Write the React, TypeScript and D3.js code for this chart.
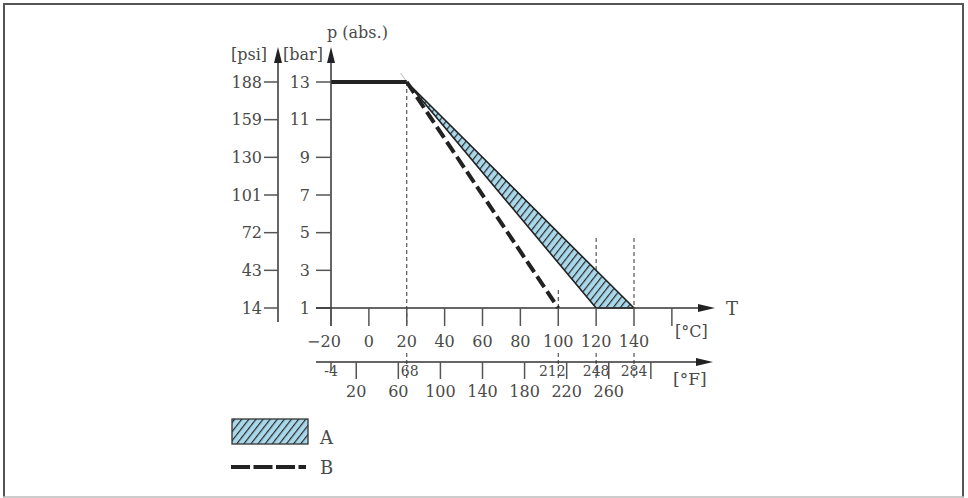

══════════════════════════════

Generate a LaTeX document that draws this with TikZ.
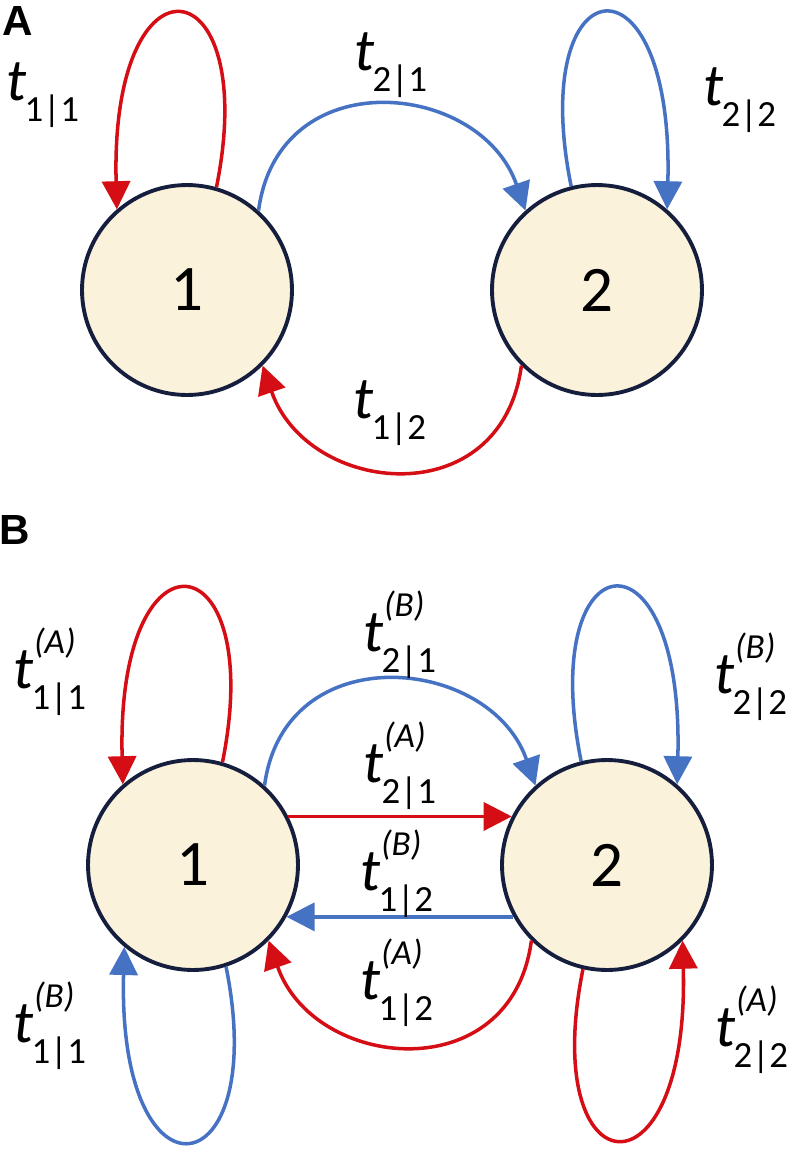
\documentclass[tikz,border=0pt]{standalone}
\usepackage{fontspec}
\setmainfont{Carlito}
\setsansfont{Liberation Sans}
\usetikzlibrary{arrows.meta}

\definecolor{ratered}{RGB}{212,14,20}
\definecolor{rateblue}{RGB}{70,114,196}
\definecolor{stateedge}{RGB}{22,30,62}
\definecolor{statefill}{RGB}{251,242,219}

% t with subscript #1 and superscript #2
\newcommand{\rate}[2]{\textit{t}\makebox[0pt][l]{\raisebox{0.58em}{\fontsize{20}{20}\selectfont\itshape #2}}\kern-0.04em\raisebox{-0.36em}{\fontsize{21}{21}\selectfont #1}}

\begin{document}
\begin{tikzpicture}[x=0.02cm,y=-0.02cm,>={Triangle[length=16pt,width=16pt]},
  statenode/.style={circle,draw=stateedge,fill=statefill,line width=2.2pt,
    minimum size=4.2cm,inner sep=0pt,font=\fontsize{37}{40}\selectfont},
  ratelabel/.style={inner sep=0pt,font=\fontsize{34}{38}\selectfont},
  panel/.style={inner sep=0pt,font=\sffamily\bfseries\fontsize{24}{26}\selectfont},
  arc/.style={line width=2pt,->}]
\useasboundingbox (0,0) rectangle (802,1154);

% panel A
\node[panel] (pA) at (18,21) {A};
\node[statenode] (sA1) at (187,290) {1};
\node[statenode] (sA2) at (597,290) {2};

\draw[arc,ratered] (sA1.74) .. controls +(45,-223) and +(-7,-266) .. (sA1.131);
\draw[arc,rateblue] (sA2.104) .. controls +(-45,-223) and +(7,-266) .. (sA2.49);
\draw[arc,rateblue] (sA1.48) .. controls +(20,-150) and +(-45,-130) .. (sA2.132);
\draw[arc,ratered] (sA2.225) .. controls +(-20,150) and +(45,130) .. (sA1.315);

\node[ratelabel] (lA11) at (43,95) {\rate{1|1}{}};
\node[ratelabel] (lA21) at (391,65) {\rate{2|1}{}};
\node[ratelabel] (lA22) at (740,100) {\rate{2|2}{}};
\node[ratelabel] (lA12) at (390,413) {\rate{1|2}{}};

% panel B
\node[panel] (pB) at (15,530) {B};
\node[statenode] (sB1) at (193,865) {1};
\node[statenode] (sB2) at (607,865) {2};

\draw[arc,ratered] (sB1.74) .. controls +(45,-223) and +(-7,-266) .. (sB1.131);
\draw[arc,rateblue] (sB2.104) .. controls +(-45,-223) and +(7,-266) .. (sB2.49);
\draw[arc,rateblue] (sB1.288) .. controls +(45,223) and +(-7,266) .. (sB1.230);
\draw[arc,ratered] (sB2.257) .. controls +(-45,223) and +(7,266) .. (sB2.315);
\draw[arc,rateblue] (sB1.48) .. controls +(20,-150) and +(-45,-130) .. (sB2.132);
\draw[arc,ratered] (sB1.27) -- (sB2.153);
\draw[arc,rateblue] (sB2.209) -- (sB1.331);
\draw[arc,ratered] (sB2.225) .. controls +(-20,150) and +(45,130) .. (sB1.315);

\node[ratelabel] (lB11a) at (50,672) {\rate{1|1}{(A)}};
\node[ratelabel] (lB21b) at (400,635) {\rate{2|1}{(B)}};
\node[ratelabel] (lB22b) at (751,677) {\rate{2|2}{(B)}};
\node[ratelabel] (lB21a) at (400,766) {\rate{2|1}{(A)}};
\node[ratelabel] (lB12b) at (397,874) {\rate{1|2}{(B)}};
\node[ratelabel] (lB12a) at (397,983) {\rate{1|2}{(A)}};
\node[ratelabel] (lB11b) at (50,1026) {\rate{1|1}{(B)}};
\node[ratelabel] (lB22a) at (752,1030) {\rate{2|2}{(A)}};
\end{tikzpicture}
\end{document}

══════════════════════════════

Set exercise — Pull out each line holding the string "with".

Completed exercise —
Generate a LaTeX document that draws this with TikZ.
% t with subscript #1 and superscript #2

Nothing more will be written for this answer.